Medical malpractice?
I have been going to my Dr. for 3 years now and trust her completely. She has had me on Seroquel and Wellbutrin for 2 years and just decided to up my dosage of Wellbutrin (against my wishes). I didn't have a reason to raise the dose, she just said she wanted to. Well after 1 week of taking the higher dose I had a seizure (THANK GOODNESS I WASN"T DRIVING MY SON ANYWHERE!!!) I fell off a really high chair and broke my nose, lacerated it resulting in many stitches and a nasty (soon to be) scar and had a concussion. When I went in to see her after this event she said she knew she shouldn't have increased the dose with my past medical history of bulima (i guess the PDR says not to give to bulima patients) and she said that she also has had another pt. have a seizure at the higher dose too. and the PDR says that the higher dose has a high risk of seziures. Should I sue? I've racked up a lot of bills, had to drop out of school b/c of the concussion and missed 1 month of work.
Public Comments
- I'm sorry you had to go through this. Medical malpractice is a negligence issue.
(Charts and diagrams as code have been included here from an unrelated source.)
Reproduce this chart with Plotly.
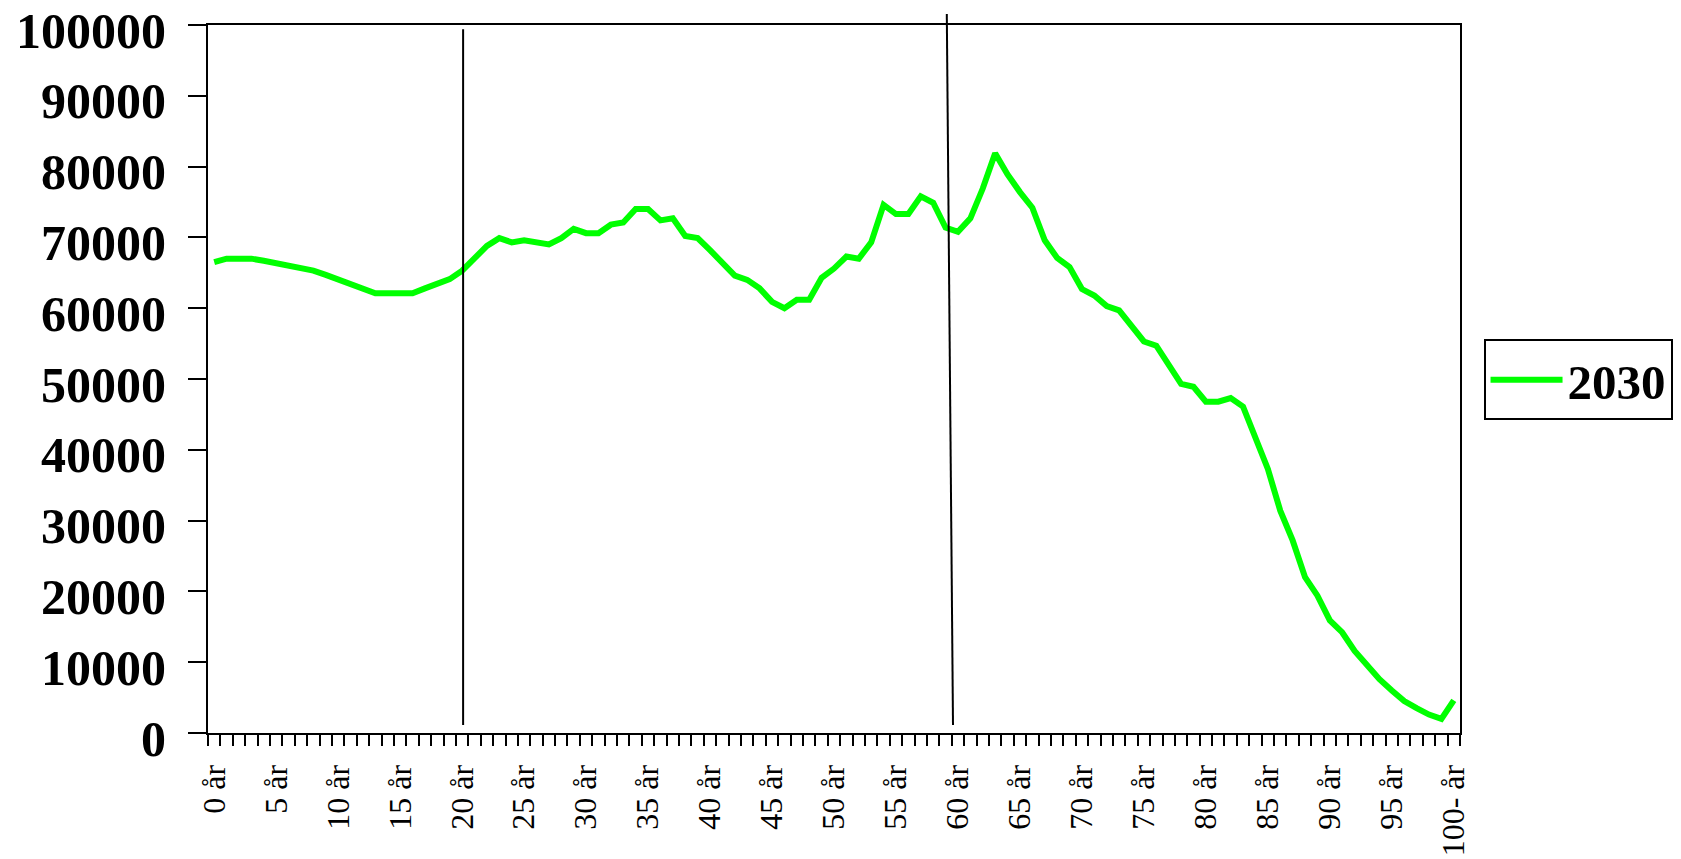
import plotly.graph_objects as go

# Age categories (tick labels)
ages = [f"{i} år" for i in range(100)] + ["100- år"]

# Population 2030 by age
pop_2030 = [
    66500, 67000, 67000, 67000, 66700, 66400, 66100, 65800, 65300, 64700,
    64100, 63400, 62800, 62100, 62100, 62100, 62100, 62800, 63400, 64100,
    65300, 67200, 68800, 69900, 69300, 69600, 69300, 69000, 69900, 71200,
    70600, 70600, 71800, 72100, 74000, 74000, 72400, 72700, 70200, 69900,
    68200, 66400, 64600, 64000, 62800, 60900, 60000, 61200, 61200, 64300,
    65600, 67300, 67000, 69300, 74600, 73300, 73300, 75800, 74900, 71400,
    70800, 72700, 76900, 81900, 78900, 76400, 74200, 69600, 67100, 65800,
    62700, 61800, 60300, 59700, 57500, 55300, 54700, 52000, 49300, 48900,
    46800, 46800, 47300, 46100, 41800, 37300, 31400, 27200, 22000, 19400,
    15900, 14200, 11600, 9600, 7600, 6000, 4500, 3500, 2600, 2000,
    4600,
]

y_ticks = [0, 10000, 20000, 30000, 40000, 50000, 60000, 70000, 80000, 90000, 100000]

series_name = "2030"
label_step = 5

x_idx = list(range(len(ages)))

fig = go.Figure()
fig.add_trace(go.Scatter(
    x=x_idx, y=pop_2030, mode="lines", name=series_name,
    line=dict(color="#00ff00", width=6),
    text=ages, hovertemplate="%{text}: %{y}<extra></extra>",
))

serif = "Liberation Serif, Times New Roman, serif"

# page body has an 8px default margin, so the figure is 8px smaller
fig.update_layout(
    width=1673, height=851,
    margin=dict(l=200, r=221, t=17, b=126, autoexpand=False),
    paper_bgcolor="white", plot_bgcolor="white",
    showlegend=True,
    legend=dict(
        x=1.0188, xanchor="left", y=0.556, yanchor="top",
        bordercolor="black", borderwidth=2, bgcolor="white",
        font=dict(family=serif, size=49, color="black", weight="bold"),
        itemwidth=72,
    ),
    xaxis=dict(
        range=[-0.5, len(ages) - 0.5], automargin=False,
        tickmode="array", tickvals=x_idx[::label_step], ticktext=ages[::label_step],
        tickangle=-90, ticks="outside", ticklen=0, tickcolor="black",
        tickfont=dict(family=serif, size=32, color="black"),
        ticklabelstandoff=17, ticklabeloverflow="allow",
        minor=dict(tick0=-0.5, dtick=1, ticks="outside", ticklen=11,
                   tickwidth=2, tickcolor="black", showgrid=False),
        showline=True, linecolor="black", linewidth=2, mirror=True,
        showgrid=False, zeroline=False, fixedrange=True,
    ),
    yaxis=dict(
        range=[0, 100000], automargin=False,
        tickmode="array", tickvals=y_ticks, ticktext=[str(v) for v in y_ticks],
        ticks="outside", ticklen=18, tickwidth=2, tickcolor="black",
        tickfont=dict(family=serif, size=50, color="black", weight="bold"),
        ticklabelstandoff=12, ticklabelshift=5, ticklabeloverflow="allow",
        showline=True, linecolor="black", linewidth=2, mirror=True,
        showgrid=False, zeroline=False, fixedrange=True,
    ),
)

# hand-drawn divider lines at 20 and ~60 years
fig.add_shape(type="line", xref="x", yref="paper",
              x0=20.08, x1=20.08, y0=0.0113, y1=0.994,
              line=dict(color="black", width=2))
fig.add_shape(type="line", xref="x", yref="paper",
              x0=59.6, x1=59.1, y0=0.0113, y1=1.0155,
              line=dict(color="black", width=2))

fig.write_html("out.html")
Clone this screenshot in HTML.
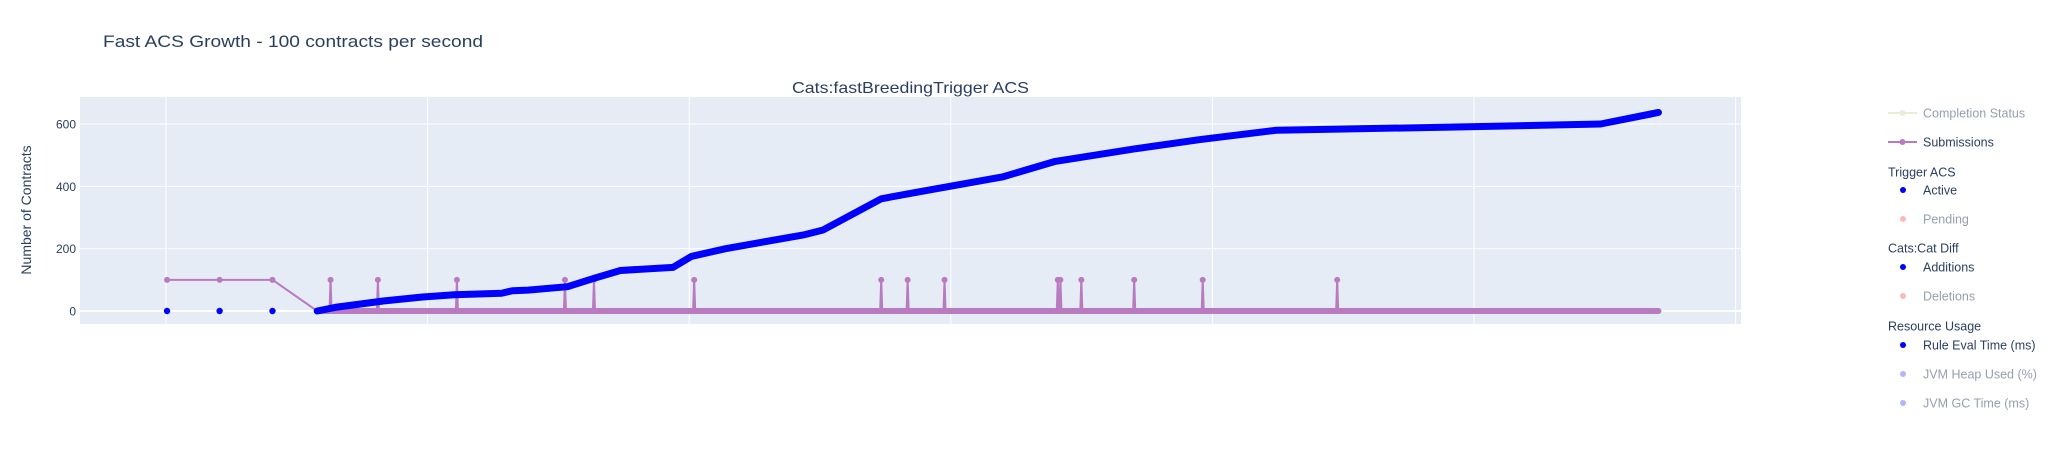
<!DOCTYPE html>
<html><head><meta charset="utf-8">
<style>
html,body{margin:0;padding:0;background:#fff;}
svg{display:block;font-family:"Liberation Sans",sans-serif;}
</style></head>
<body>
<svg id="chart" width="2063" height="471" viewBox="0 0 2063 471" xmlns="http://www.w3.org/2000/svg">
<text x="103" y="47" font-size="17" fill="#2a3f5f" textLength="380" lengthAdjust="spacingAndGlyphs">Fast ACS Growth - 100 contracts per second</text>
<text x="792" y="93" font-size="16" fill="#2a3f5f" textLength="237" lengthAdjust="spacingAndGlyphs">Cats:fastBreedingTrigger ACS</text>
<rect x="80" y="97" width="1661" height="227" fill="#e5ecf6"/>
<g id="grid"></g>
<g id="marks"></g>
<text transform="translate(31,210) rotate(-90)" text-anchor="middle" font-size="14" fill="#2a3f5f">Number of Contracts</text>
<g id="legend"></g>
</svg>
<script>
// data
const activeX = [0.004, 0.205, 0.407];
const activeStartY = [0, 0, 0];
const blueX = [0.578,0.649,0.83,0.981,1.102,1.283,1.324,1.384,1.535,1.636,1.737,1.938,2.008,2.139,2.442,2.512,2.734,2.895,3.197,3.399,3.701,3.953,4.245,4.91,5.484,5.705];
const blueY = [0,12,32,45,52,57,65,67,78,105,130,140,175,200,245,260,360,385,430,480,520,550,580,590,600,637];
const subX = [0.004, 0.205, 0.407, 0.578, 5.705];
const subY = [100, 100, 100, 0, 0];
const spikeX = [0.629,0.81,1.112,1.525,1.636,2.019,2.734,2.835,2.976,3.409,3.419,3.499,3.701,3.963,4.477];
const spikeY = [100,100,100,100,100,100,100,100,100,100,100,100,100,100,100];
const yTicks = [0,200,400,600];
const xGrid = [0,1,2,3,4,5,6];

const NS = "http://www.w3.org/2000/svg";
const X0 = 166, XU = 261.6;
const Y0 = 311, YU = 187/600;
const sx = v => X0 + v*XU;
const sy = v => Y0 - v*YU;
function mk(tag, attrs, parent){
  const e = document.createElementNS(NS, tag);
  for (const k in attrs) e.setAttribute(k, attrs[k]);
  parent.appendChild(e);
  return e;
}
const grid = document.getElementById('grid');
const marks = document.getElementById('marks');
const legend = document.getElementById('legend');

xGrid.forEach(v=>{
  const l = mk('line',{x1:sx(v),x2:sx(v),y1:97,y2:324,stroke:'#fff','stroke-width':1},grid);
  
  
});
yTicks.forEach(v=>{
  const l = mk('line',{x1:80,x2:1741,y1:sy(v),y2:sy(v),stroke:'#fff','stroke-width':v===0?2:1},grid);
  
  
  const t = mk('text',{x:76,y:sy(v)+4.5,'text-anchor':'end','font-size':12,fill:'#2a3f5f'},grid);
  t.textContent = v;
  
  
});

const purple = '#b87bbf';
let pts = subX.slice(0,4).map((x,i)=>[x,subY[i]]);
spikeX.forEach((x,i)=>{ pts.push([x-0.004,0]); pts.push([x,spikeY[i]]); pts.push([x+0.004,0]); });
pts.push([subX[4],subY[4]]);
const subLine = mk('polyline',{points:pts.map(p=>sx(p[0])+','+sy(p[1])).join(' '),fill:'none',stroke:purple,'stroke-width':2,'stroke-linejoin':'round'},marks);


const subBase = mk('line',{x1:sx(subX[3]),x2:sx(subX[4]),y1:sy(0),y2:sy(0),stroke:purple,'stroke-width':6,'stroke-linecap':'round'},marks);


subX.slice(0,3).forEach((x,i)=>{
  const c = mk('circle',{cx:sx(x),cy:sy(subY[i]),r:3,fill:purple},marks);
  
  
});
spikeX.forEach((x,i)=>{
  const c = mk('circle',{cx:sx(x),cy:sy(spikeY[i]),r:3,fill:purple},marks);
  
  
});
activeX.forEach((x,i)=>{
  const c = mk('circle',{cx:sx(x),cy:sy(activeStartY[i]),r:3.2,fill:'#0000ff'},marks);
  
  
});
const blue = mk('polyline',{points:blueX.map((x,i)=>sx(x)+','+sy(blueY[i])).join(' '),fill:'none',stroke:'#0000ff','stroke-width':7,'stroke-linejoin':'round','stroke-linecap':'round'},marks);



const items = [
  {t:'line',label:'Completion Status',y:113,color:'#d8d8b0',op:0.5},
  {t:'line',label:'Submissions',y:142,color:purple,op:1},
  {t:'title',label:'Trigger ACS',y:172},
  {t:'dot',label:'Active',y:190,color:'#0000ff',op:1},
  {t:'dot',label:'Pending',y:219,color:'#ff7070',op:0.5},
  {t:'title',label:'Cats:Cat Diff',y:248},
  {t:'dot',label:'Additions',y:267,color:'#0000ff',op:1},
  {t:'dot',label:'Deletions',y:296,color:'#ff7070',op:0.5},
  {t:'title',label:'Resource Usage',y:326},
  {t:'dot',label:'Rule Eval Time (ms)',y:345,color:'#0000ff',op:1},
  {t:'dot',label:'JVM Heap Used (%)',y:374,color:'#6a6aff',op:0.5},
  {t:'dot',label:'JVM GC Time (ms)',y:403,color:'#6a6aff',op:0.5}
];
items.forEach(it=>{
  const g = mk('g',{opacity:it.op||1},legend);
  
  
  if (it.t==='line'){
    mk('line',{x1:1888,x2:1917,y1:it.y,y2:it.y,stroke:it.color,'stroke-width':2},g);
    mk('circle',{cx:1902.5,cy:it.y,r:3,fill:it.color},g);
  } else if (it.t==='dot'){
    mk('circle',{cx:1903,cy:it.y,r:3,fill:it.color},g);
  }
  const tx = mk('text',{x: it.t==='title'?1888:1923, y:it.y+4.5,'font-size':12.5,fill:'#2a3f5f'},g);
  tx.textContent = it.label;
});
</script>
</body></html>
However, instead of holding the doctor to an "ordinary reasonable person" standard, we hold them to the standard of the average member of the local medical community, or in the case of a specialist, to the National Standard. Where it gets tricky is that you MUST present expert testimony to prove a medical malpractice case. Your expert must be knowledgeable about psych meds, must say that your doctor made a choice that was unreasonable, and that didn't meet the medical standard for whatever level your doctor is to be held to. It's sometimes very difficult to find a doctor who is willing to testify against another doctor, and it can get very expensive. Look in the yellow pages for an attorney who handles med mal, and see if they will give you a no-charge consultation. If you have a good case, they may take it on contingency. Otherwise, this is going to get expensive for you. Good luck. Namaste. Bebe EDIT: thumbs down? This is straight out of my Torts text - what more do you people want?!?
- You should contact a lawyer, most med-mal attorneys will see you and review your case with no money down and most work on contingency (they don't get money until you do). Look in your local yellow pages or contact the bar association in your area and ask for a referral. Any opinion you get here will be one-sided, based on biased information, and will be speculative at best.